AT LADY MOLLY'S, the fourth in Anthony Powell's 12-volume sequence "A Dance to the Music of Time", is something of a step backwards after the preceding novel THE ACCEPTANCE WORLD. Though we are now in the mid-1930s when Hitler has come to power in Germany and the Soviet Union is flexing its might, Powell's characters focus more inwardly on the foibles of aristocratic dinners.
As the novel opens, narrator Nicholas Jenkins encounters the eponymous Lady Molly, whose home draws an amusing variety of English upper-class socialites. Jenkins comes to know the many Tolland siblings, and while not exactly a roman a clef, the novel has a recognizable basis in Powell's own circle of friends through older brother Erridge, an eccentric Left-leaning peer who has recently lived as a tramp, a character clearly modeled on George Orwell. Widmerpool briefly reveals himself at the beginning of AT LADY'S MOLLY'S as the series' antagonist, but is mostly depicted as a buffoon and the object of other character's derisions. Quiggin appears again, but Powell ascribes him a tumultuous home life instead of continuing to mock the Communists of the era through him.
In THE ACCEPTANCE WORLD, Jenkins wore his heart on his sleeve when describing his youthful love affair with Jean Templer, but in this novel he has reverted to a rather impersonal narrator, only describing the wild events around him without mentioning himself much. Nonetheless, we do get a single paragraph on Jenkins' feelings of love at first sight that is quite memorable, and the concluding events of the novel hint that the now thirty year-old has established a comfortable maturity.
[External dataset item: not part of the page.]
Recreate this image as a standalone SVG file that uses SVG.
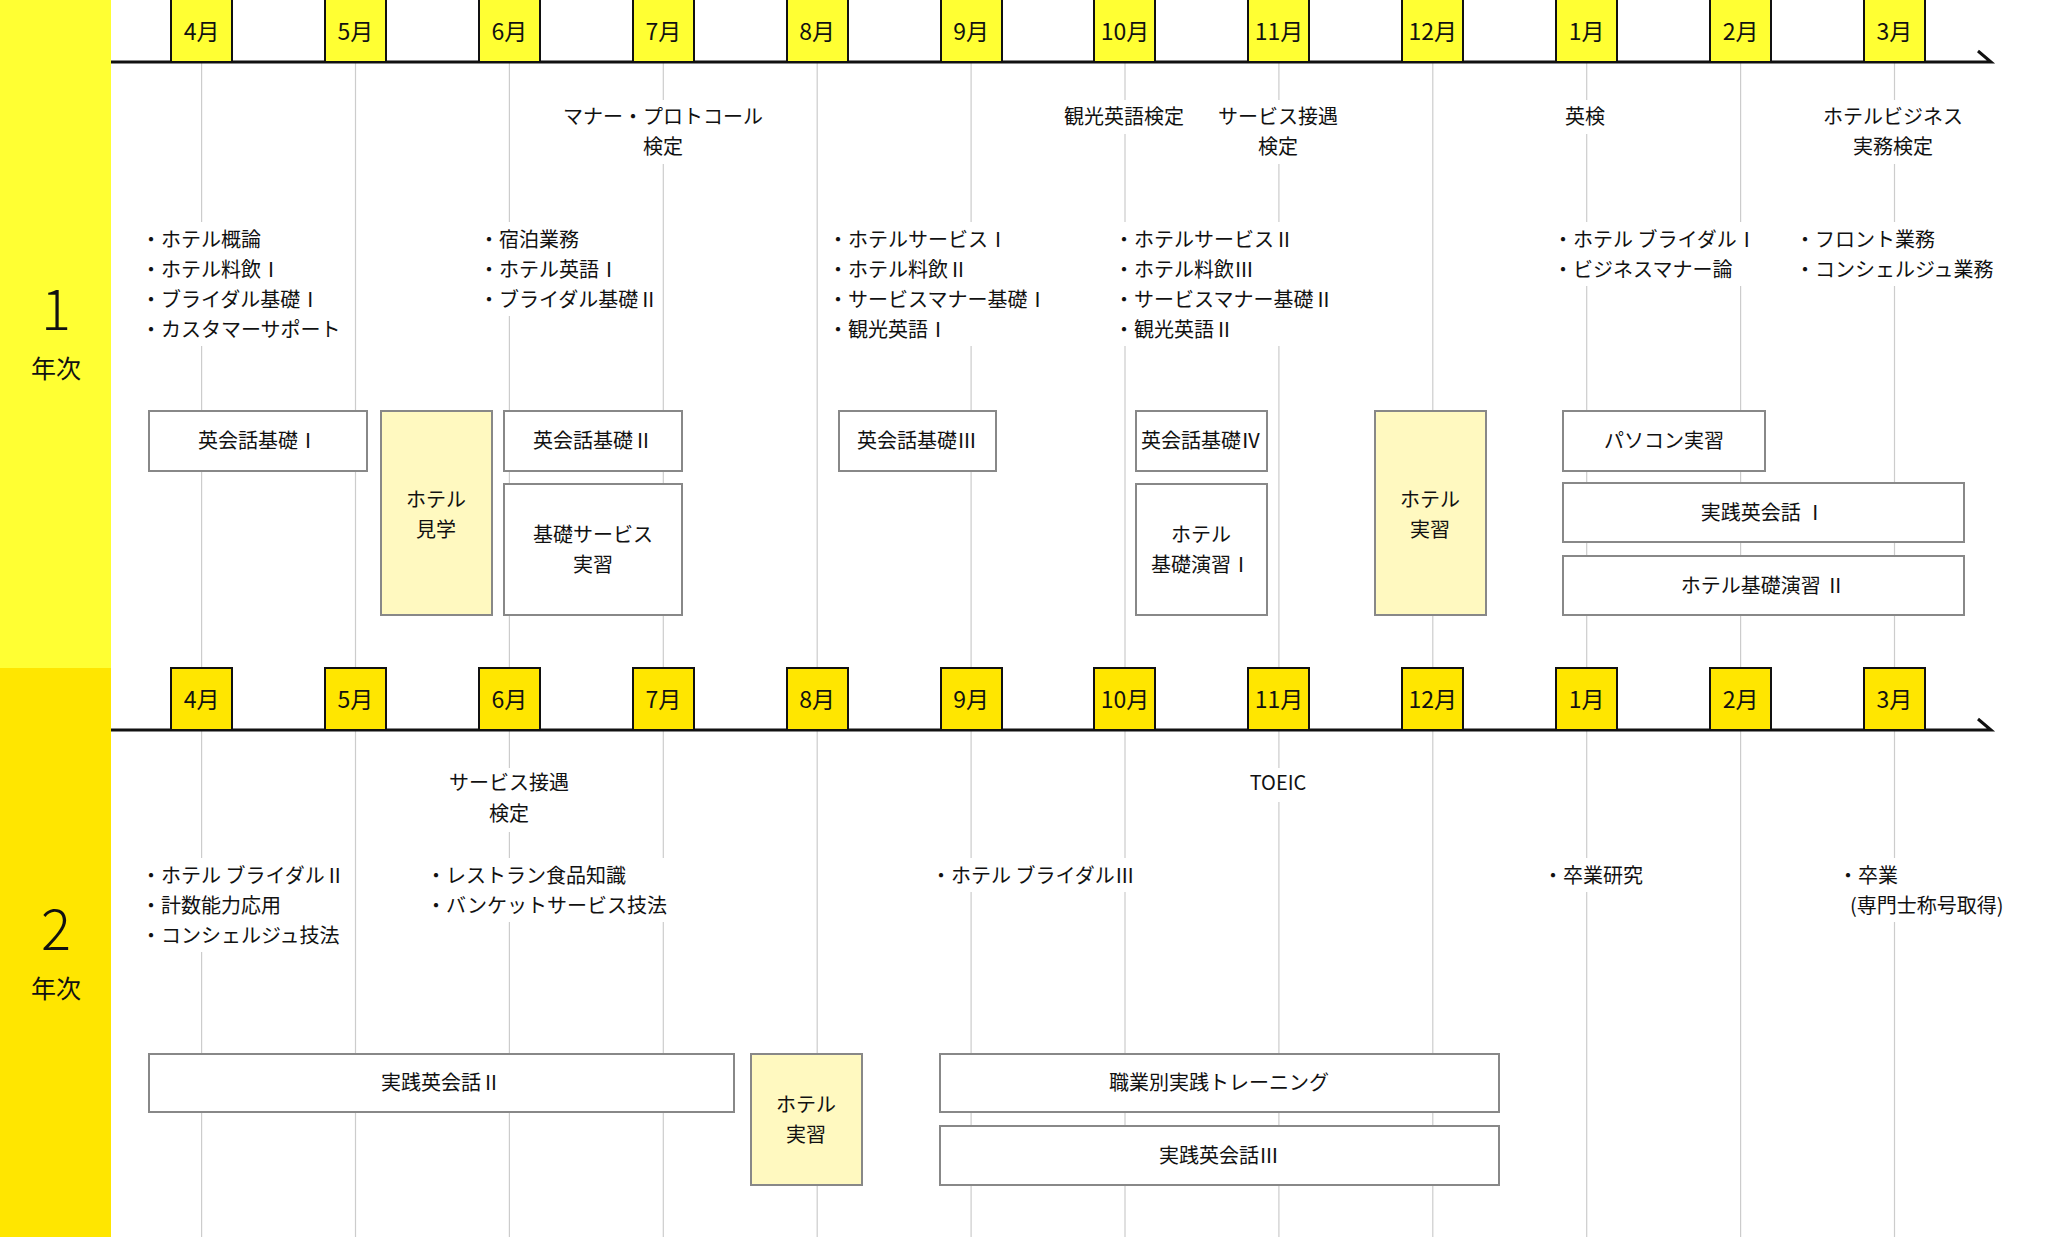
<svg xmlns="http://www.w3.org/2000/svg" width="2072" height="1237" viewBox="0 0 2072 1237">
<style>
text{font-family:"Noto Sans CJK JP","Noto Sans",sans-serif;fill:#111;font-size:20px}
.c{text-anchor:middle}
.m{font-size:23px;text-anchor:middle}
.mb1{fill:#ffff33;stroke:#111;stroke-width:2}
.mb2{fill:#ffe600;stroke:#111;stroke-width:2}
.ax{stroke:#111;stroke-width:3;fill:none}
.vl{stroke:#cccccc;stroke-width:1.2}
.bx{fill:#fff;stroke:#888;stroke-width:2}
.by{fill:#fff9c0;stroke:#888;stroke-width:2}
.w{fill:#fff}
.yr{font-size:56px;text-anchor:middle;font-weight:300}
.yn{font-size:25px;text-anchor:middle}
</style>
<rect width="2072" height="1237" fill="#fff"/>
<g id="band1"><rect x="0" y="0" width="111" height="668" fill="#ffff33"/><text class="yr" x="56" y="330">1</text><text class="yn" x="56" y="378">年次</text></g>
<g id="band2"><rect x="0" y="668" width="111" height="569" fill="#ffe600"/><text class="yr" x="56" y="950">2</text><text class="yn" x="56" y="998">年次</text></g>
<g id="connectors">
<g class="vl">
<line x1="201.6" y1="62" x2="201.6" y2="668"/><line x1="355.5" y1="62" x2="355.5" y2="668"/><line x1="509.4" y1="62" x2="509.4" y2="668"/><line x1="663.3" y1="62" x2="663.3" y2="668"/><line x1="817.2" y1="62" x2="817.2" y2="668"/><line x1="971.1" y1="62" x2="971.1" y2="668"/><line x1="1125" y1="62" x2="1125" y2="668"/><line x1="1278.9" y1="62" x2="1278.9" y2="668"/><line x1="1432.8" y1="62" x2="1432.8" y2="668"/><line x1="1586.7" y1="62" x2="1586.7" y2="668"/><line x1="1740.6" y1="62" x2="1740.6" y2="668"/><line x1="1894.5" y1="62" x2="1894.5" y2="668"/>
<line x1="201.6" y1="730" x2="201.6" y2="1237"/><line x1="355.5" y1="730" x2="355.5" y2="1237"/><line x1="509.4" y1="730" x2="509.4" y2="1237"/><line x1="663.3" y1="730" x2="663.3" y2="1237"/><line x1="817.2" y1="730" x2="817.2" y2="1237"/><line x1="971.1" y1="730" x2="971.1" y2="1237"/><line x1="1125" y1="730" x2="1125" y2="1237"/><line x1="1278.9" y1="730" x2="1278.9" y2="1237"/><line x1="1432.8" y1="730" x2="1432.8" y2="1237"/><line x1="1586.7" y1="730" x2="1586.7" y2="1237"/><line x1="1740.6" y1="730" x2="1740.6" y2="1237"/><line x1="1894.5" y1="730" x2="1894.5" y2="1237"/>
</g>
<path class="ax" d="M111 62H1991L1978 51"/>
<path class="ax" d="M111 730H1991L1978 719"/>
</g>
<g id="months1">
<rect class="mb1" x="171" y="-2" width="61" height="64"/><text class="m" x="201.6" y="40">4月</text>
<rect class="mb1" x="325" y="-2" width="61" height="64"/><text class="m" x="355.5" y="40">5月</text>
<rect class="mb1" x="479" y="-2" width="61" height="64"/><text class="m" x="509.4" y="40">6月</text>
<rect class="mb1" x="633" y="-2" width="61" height="64"/><text class="m" x="663.3" y="40">7月</text>
<rect class="mb1" x="787" y="-2" width="61" height="64"/><text class="m" x="817.2" y="40">8月</text>
<rect class="mb1" x="941" y="-2" width="61" height="64"/><text class="m" x="971.1" y="40">9月</text>
<rect class="mb1" x="1094" y="-2" width="61" height="64"/><text class="m" x="1125" y="40">10月</text>
<rect class="mb1" x="1248" y="-2" width="61" height="64"/><text class="m" x="1278.9" y="40">11月</text>
<rect class="mb1" x="1402" y="-2" width="61" height="64"/><text class="m" x="1432.8" y="40">12月</text>
<rect class="mb1" x="1556" y="-2" width="61" height="64"/><text class="m" x="1586.7" y="40">1月</text>
<rect class="mb1" x="1710" y="-2" width="61" height="64"/><text class="m" x="1740.6" y="40">2月</text>
<rect class="mb1" x="1864" y="-2" width="61" height="64"/><text class="m" x="1894.5" y="40">3月</text>
</g>
<g id="months2">
<rect class="mb2" x="171" y="668" width="61" height="62"/><text class="m" x="201.6" y="708">4月</text>
<rect class="mb2" x="325" y="668" width="61" height="62"/><text class="m" x="355.5" y="708">5月</text>
<rect class="mb2" x="479" y="668" width="61" height="62"/><text class="m" x="509.4" y="708">6月</text>
<rect class="mb2" x="633" y="668" width="61" height="62"/><text class="m" x="663.3" y="708">7月</text>
<rect class="mb2" x="787" y="668" width="61" height="62"/><text class="m" x="817.2" y="708">8月</text>
<rect class="mb2" x="941" y="668" width="61" height="62"/><text class="m" x="971.1" y="708">9月</text>
<rect class="mb2" x="1094" y="668" width="61" height="62"/><text class="m" x="1125" y="708">10月</text>
<rect class="mb2" x="1248" y="668" width="61" height="62"/><text class="m" x="1278.9" y="708">11月</text>
<rect class="mb2" x="1402" y="668" width="61" height="62"/><text class="m" x="1432.8" y="708">12月</text>
<rect class="mb2" x="1556" y="668" width="61" height="62"/><text class="m" x="1586.7" y="708">1月</text>
<rect class="mb2" x="1710" y="668" width="61" height="62"/><text class="m" x="1740.6" y="708">2月</text>
<rect class="mb2" x="1864" y="668" width="61" height="62"/><text class="m" x="1894.5" y="708">3月</text>
</g>
<g id="exams1">
<rect class="w" x="560" y="100" width="206" height="64"/><text class="c" x="663" y="124">マナー・プロトコール</text><text class="c" x="663" y="154">検定</text>
<rect class="w" x="1062" y="100" width="126" height="34"/><text class="c" x="1124" y="124">観光英語検定</text>
<rect class="w" x="1218" y="100" width="122" height="64"/><text class="c" x="1278" y="124">サービス接遇</text><text class="c" x="1278" y="154">検定</text>
<rect class="w" x="1560" y="100" width="50" height="34"/><text class="c" x="1585" y="124">英検</text>
<rect class="w" x="1820" y="100" width="146" height="64"/><text class="c" x="1893" y="124">ホテルビジネス</text><text class="c" x="1893" y="154">実務検定</text>
</g>
<g id="subjects1">
<rect class="w" x="141" y="222" width="200" height="124"/>
<text x="141" y="247">・ホテル概論</text><text x="141" y="277">・ホテル料飲Ⅰ</text><text x="141" y="307">・ブライダル基礎Ⅰ</text><text x="141" y="337">・カスタマーサポート</text>
<rect class="w" x="479" y="222" width="180" height="94"/>
<text x="479" y="247">・宿泊業務</text><text x="479" y="277">・ホテル英語Ⅰ</text><text x="479" y="307">・ブライダル基礎Ⅱ</text>
<rect class="w" x="828" y="222" width="220" height="124"/>
<text x="828" y="247">・ホテルサービスⅠ</text><text x="828" y="277">・ホテル料飲Ⅱ</text><text x="828" y="307">・サービスマナー基礎Ⅰ</text><text x="828" y="337">・観光英語Ⅰ</text>
<rect class="w" x="1114" y="222" width="225" height="124"/>
<text x="1114" y="247">・ホテルサービスⅡ</text><text x="1114" y="277">・ホテル料飲Ⅲ</text><text x="1114" y="307">・サービスマナー基礎Ⅱ</text><text x="1114" y="337">・観光英語Ⅱ</text>
<rect class="w" x="1553" y="222" width="200" height="64"/>
<text x="1553" y="247">・ホテル ブライダルⅠ</text><text x="1553" y="277">・ビジネスマナー論</text>
<rect class="w" x="1795" y="222" width="210" height="64"/>
<text x="1795" y="247">・フロント業務</text><text x="1795" y="277">・コンシェルジュ業務</text>
</g>
<g id="n-eikaiwa1"><rect class="bx" x="149" y="411" width="218" height="60"/><text class="c" x="258" y="448">英会話基礎Ⅰ</text></g>
<g id="n-kengaku"><rect class="by" x="381" y="411" width="111" height="204"/><text class="c" x="436" y="507">ホテル</text><text class="c" x="436" y="537">見学</text></g>
<g id="n-eikaiwa2"><rect class="bx" x="504" y="411" width="178" height="60"/><text class="c" x="593" y="448">英会話基礎Ⅱ</text></g>
<g id="n-kiso-service"><rect class="bx" x="504" y="484" width="178" height="131"/><text class="c" x="593" y="542">基礎サービス</text><text class="c" x="593" y="572">実習</text></g>
<g id="n-eikaiwa3"><rect class="bx" x="839" y="411" width="157" height="60"/><text class="c" x="917" y="448">英会話基礎Ⅲ</text></g>
<g id="n-eikaiwa4"><rect class="bx" x="1136" y="411" width="131" height="60"/><text class="c" x="1201" y="448">英会話基礎Ⅳ</text></g>
<g id="n-enshu1"><rect class="bx" x="1136" y="484" width="131" height="131"/><text class="c" x="1201" y="542">ホテル</text><text class="c" x="1201" y="572">基礎演習Ⅰ</text></g>
<g id="n-jisshu1"><rect class="by" x="1375" y="411" width="111" height="204"/><text class="c" x="1430" y="507">ホテル</text><text class="c" x="1430" y="537">実習</text></g>
<g id="n-pc"><rect class="bx" x="1563" y="411" width="202" height="60"/><text class="c" x="1664" y="448">パソコン実習</text></g>
<g id="n-jissen1"><rect class="bx" x="1563" y="483" width="401" height="59"/><text class="c" x="1763" y="520">実践英会話 Ⅰ</text></g>
<g id="n-enshu2"><rect class="bx" x="1563" y="556" width="401" height="59"/><text class="c" x="1763" y="593">ホテル基礎演習 Ⅱ</text></g>
<g id="exams2">
<rect class="w" x="448" y="768" width="122" height="64"/><text class="c" x="509" y="790">サービス接遇</text><text class="c" x="509" y="821">検定</text>
<rect class="w" x="1245" y="768" width="66" height="34"/><text class="c" x="1278" y="790">TOEIC</text>
</g>
<g id="subjects2">
<rect class="w" x="141" y="858" width="205" height="94"/>
<text x="141" y="883">・ホテル ブライダルⅡ</text><text x="141" y="913">・計数能力応用</text><text x="141" y="943">・コンシェルジュ技法</text>
<rect class="w" x="426" y="858" width="240" height="64"/>
<text x="426" y="883">・レストラン食品知識</text><text x="426" y="913">・バンケットサービス技法</text>
<rect class="w" x="931" y="858" width="210" height="34"/>
<text x="931" y="883">・ホテル ブライダルⅢ</text>
<rect class="w" x="1543" y="858" width="120" height="34"/>
<text x="1543" y="883">・卒業研究</text>
<rect class="w" x="1838" y="858" width="184" height="64"/>
<text x="1838" y="883">・卒業</text><text x="1850" y="913">(専門士称号取得)</text>
</g>
<g id="n-jissen2"><rect class="bx" x="149" y="1054" width="585" height="58"/><text class="c" x="441" y="1090">実践英会話Ⅱ</text></g>
<g id="n-jisshu2"><rect class="by" x="751" y="1054" width="111" height="131"/><text class="c" x="806" y="1112">ホテル</text><text class="c" x="806" y="1142">実習</text></g>
<g id="n-training"><rect class="bx" x="940" y="1054" width="559" height="58"/><text class="c" x="1219" y="1090">職業別実践トレーニング</text></g>
<g id="n-jissen3"><rect class="bx" x="940" y="1126" width="559" height="59"/><text class="c" x="1219" y="1163">実践英会話Ⅲ</text></g>
</svg>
After the third volume in the series, AT LADY MOLLY'S can be somewhat rough-going. THE ACCEPTANCE WORLD had excellent pacing and a refreshing brevity, but here Powell spends the first several tens of pages introducing us to a new cast of characters in a clumsy fashion. No doubt many readers who planned to go the distance and were happy to finish the first "movement" of the sequence got bogged down here and gave up. Still, once you've passed this hurdle, AT LADY MOLLY'S is a lot of fun, and I'm still keen to continue with the "Dance".